As I was wheeled through the corridors of the hospital on Saturday wondering whether the lights in the ceiling would be among the last earthly things I ever saw, I realised that the experience I could most closely relate it to was setting off on various terrifying rides at Thorpe Park with Cylene: there was the same sense of abandonment to something I didn't really want to happen. I'd known, in theory, that this was coming since I was diagnosed with a hernia in October, but in the event it all happened rather more quickly than I thought it would.
Of course it's a pretty minor sort of procedure and the surgeon seemed almost bored when he did the rounds of the bays in the short-stay ward. 'I've done thousands of these,' he assured me, prompting a feeling of sympathy as much as confidence. However, I'd never had a general anaesthetic before, and didn't know how it was going to play out: you can never quite be sure you don't have a hidden heart or brain complaint which is suddenly going to become apparent, and it had seemed as though bits and pieces of my life had been gathering to see me off over the last few days, a very strange sensation. I told myself that in fact drifting into unconsciousness and not emerging is a fairly gentle and unobjectionable way of passing out of this mortal life, although in the end I was nothing more than a bit sick.
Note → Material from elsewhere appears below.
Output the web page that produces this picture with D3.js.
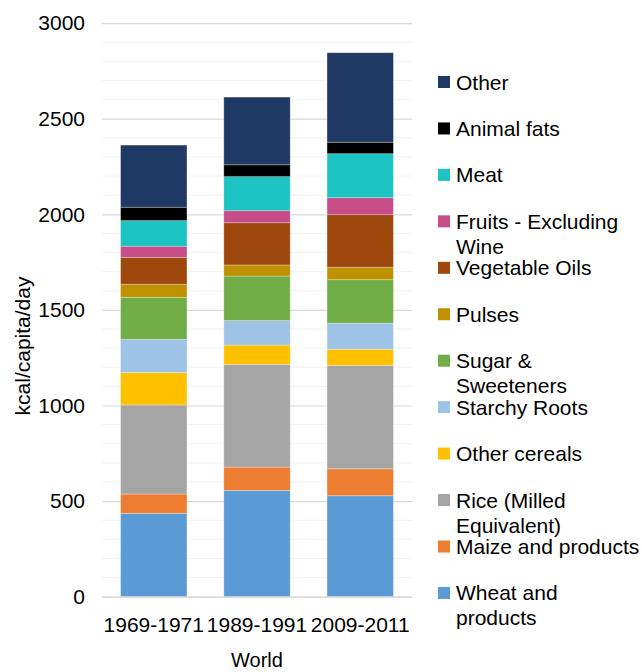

And so here I am at home, having passed a Sunday with no church activity for the first time since I was a new Christian in Chatham twenty-five years ago. I've managed to clear my diary for this week, the church has flowed around the gaps I have left and filled them, and Ms Formerly Aldgate is doing most of the cooking. My biggest and most distracting problem is horrible indigestion which I trust will dissipate before long - it's early yet. It's taking more time to pass through than the beneficent sense of gratitude for being alive at all which I felt on first emerging, which swiftly, and sadly, becomes swamped by other things. I'll have to work at maintaining it!